Si le changement climatique est une préoccupation aujourd’hui largement partagée, la crise qui frappe la biodiversité est moins connue. Pourtant, une prise de conscience s’observe, en particulier dans le monde des affaires, bien placé pour s’attaquer au problème, à condition de tirer avantage de son agilité, de son accès aux financements, et de sa compréhension approfondie des processus de production. La préservation de la biodiversité remet en question les fondements même de nos économies – et notamment la croyance en des ressources illimitées. Son acceptation constitue donc un défi important. C’est pourquoi l’éducation et la formation doivent traiter l’ensemble des questions environnementales, dont celles liées à la biodiversité. Grâce à l’intégration de ces sujets dans les programmes scolaires, et à la formation, par l’enseignement supérieur, d’experts qualifiés qui pourront concevoir les techniques et les règlements futurs de cette transition. Compte tenu de la vitesse à laquelle s’opère le recul de la biodiversité, il convient également de former les dirigeants d’entreprise actuellement en poste, nombre d’entre eux ayant été diplômés avant que les défis liés à la biodiversité soient connus et compris. Leurs décisions pourraient avoir un impact pour les années à venir. Enfin, un dialogue plus approfondi avec la communauté scientifique est indispensable, englobant à la fois les sciences dures et les sciences sociales.

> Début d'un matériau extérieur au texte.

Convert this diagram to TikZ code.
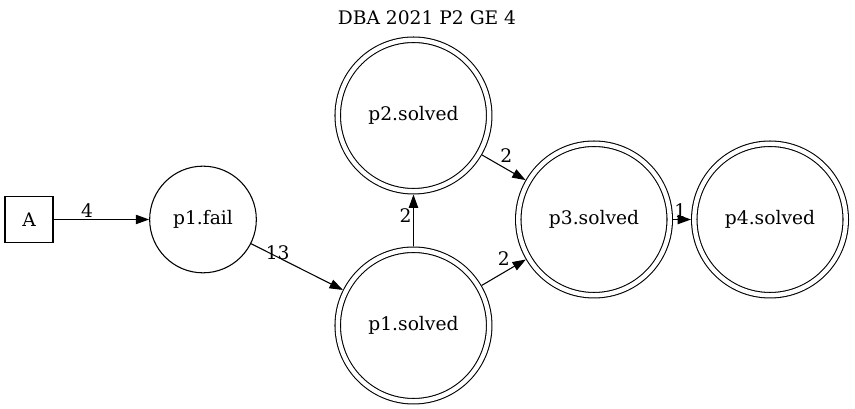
\documentclass[tikz,border=0pt]{standalone}
\usepackage{fontspec}
\setmainfont{DejaVu Serif}
\usetikzlibrary{arrows.meta}

\begin{document}
\begin{tikzpicture}[x=0.75pt,y=0.75pt,->,>={Triangle[length=10pt,width=7pt]},line width=0.8pt,auto,
  every node/.style={font=\fontsize{14pt}{17pt}\selectfont},
  startbox/.style={draw,rectangle,minimum width=36pt,minimum height=35pt,inner sep=0pt},
  failstate/.style={draw,circle,minimum size=80pt,inner sep=0pt},
  solvedstate/.style={draw,circle,double,double distance=3.3pt,minimum size=113.6pt,inner sep=0pt,outer sep=2.45pt},
  lbl/.style={inner sep=1pt}]
\useasboundingbox (0,0) rectangle (855,409);
\node (title) at (427,391) {DBA 2021 P2 GE 4};
\node[startbox] (A) at (29,189.5) {A};
\node[failstate] (p1fail) [node distance=130.5pt,right of=A] {p1.fail};
\node[solvedstate] (p3solved) [node distance=293.25pt,right of=p1fail] {p3.solved};
\node[solvedstate] (p4solved) [node distance=132pt,right of=p3solved] {p4.solved};
\node[solvedstate] (p1solved) [node distance=135.4pt,left of=p3solved,yshift=-79.5pt] {p1.solved};
\node[solvedstate] (p2solved) [node distance=157.5pt,above of=p1solved] {p2.solved};

\path (A) edge node[lbl,pos=0.35] {4} (p1fail);
\path (p1fail) edge node[lbl,pos=0.29,anchor=center,yshift=3pt] {13} (p1solved);
\path (p1solved) edge node[lbl,pos=0.6] {2} (p2solved);
\path (p2solved) edge node[lbl,pos=0.38] {2} (p3solved);
\path (p1solved) edge node[lbl,pos=0.68] {2} (p3solved);
\path (p3solved) edge node[lbl,pos=0.4] {1} (p4solved);
\end{tikzpicture}
\end{document}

L’innovation peut également contribuer à faire émerger de nouvelles solutions fondées sur le biomimétisme, les protéines végétales ou l’économie circulaire, mais elle ne saurait être une solution miracle et n’évitera pas de profonds changements sociétaux.

Une réalité complexe

Si les émissions de CO2 (ou d’équivalent carbone) permettent de mesurer notre impact sur l’effet de serre à l’origine du réchauffement climatique, il n’existe pas d’indicateur unique pour évaluer les changements liés à la biodiversité. La multiplicité des facteurs susceptibles de bouleverser l’équilibre des milieux naturels (pollution, situation hydrique, assainissement, populations animales et végétales, variabilité géographique) rend tout indicateur unique peu pertinent. Mais l’absence d’indicateur ne doit en aucun cas empêcher les communautés d’agir pour la biodiversité.

L’approche sectorielle

Les questions liées à la biodiversité sont par nature locales et spécifiques à chaque activité économique. Le Livre blanc sur la biodiversité a choisi de se concentrer sur deux secteurs, dont le rôle dans les transformations à venir apparaît essentiel : l’agroalimentaire et la finance. L’agriculture et la production alimentaire sont la pierre angulaire de la préservation des équilibres naturels. Leur transition nécessite de repenser en profondeur les systèmes développés au cours des siècles passés, dont l’objectif était de sécuriser l’approvisionnement en intensifiant la production. Cette stratégie a montré ses limites en accélérant l’effondrement de la biodiversité. Certaines mesures indolores, comme la lutte contre le gaspillage alimentaire, permettraient de premières avancées. Toutefois, la plupart des changements seront difficiles à mettre en œuvre, puisqu’ils impliquent l’élimination progressive des pesticides et engrais de synthèse, ainsi que le rétablissement de la diversité des cultures et des régimes alimentaires. Il s’agit de recomplexifier des écosystèmes et des chaînes de valeur qui ont été progressivement simplifiés à l’extrême. S’agissant de la consommation, faire évoluer les régimes alimentaires pour augmenter la proportion de végétaux et réduire la part de protéines animales pourrait en outre apporter des bénéfices en termes de santé publique. La mise en place d’incitations et la modification structurelle de l’offre alimentaire favoriseraient ce changement d’habitudes. Afin de réussir la transition, les acteurs du secteur financier auront, eux aussi, un rôle à jouer en allouant les capitaux. Il faudra sans doute plusieurs années aux banques pour modifier la nature des centaines de milliers de prêts de leur portefeuille, mais elles pourront tirer parti de leurs relations de longue date avec les entreprises clientes pour favoriser les changements de modes de production. Quant aux assureurs, exposés aux risques liés à l’effondrement de la biodiversité, ils devront réagir rapidement afin d’éviter des faillites à grande échelle.

Initier le changement

Une mutation profonde des procédés de production et des dogmes économiques implique une évolution des mentalités et des modes de consommation. Le rôle des consommateurs est décisif : ils disposent d’un puissant levier à court terme pour inciter les entreprises à s’engager dans la transition. Enfin, la préservation de la biodiversité devra être soutenue par des politiques publiques coordonnées entre les pays, ce qui représente un effort de rapprochement considérable au moment même où les tensions géopolitiques s’accroissent. Cette réponse multilatérale sera notamment cruciale pour s’attaquer à la fracture Nord-Sud : les pays à faible revenu, souvent plus exposés à la crise de la biodiversité, manquent de moyens d’action, en plus d’être confrontés à des problèmes de financement de leur développement économique. Des écosystèmes de la forêt du bassin du Congo à la fabuleuse réserve d’oxygène que constitue la jungle amazonienne, aucun coin de la planète ne sera efficacement défendu si nos actions s’arrêtent à la frontière des États.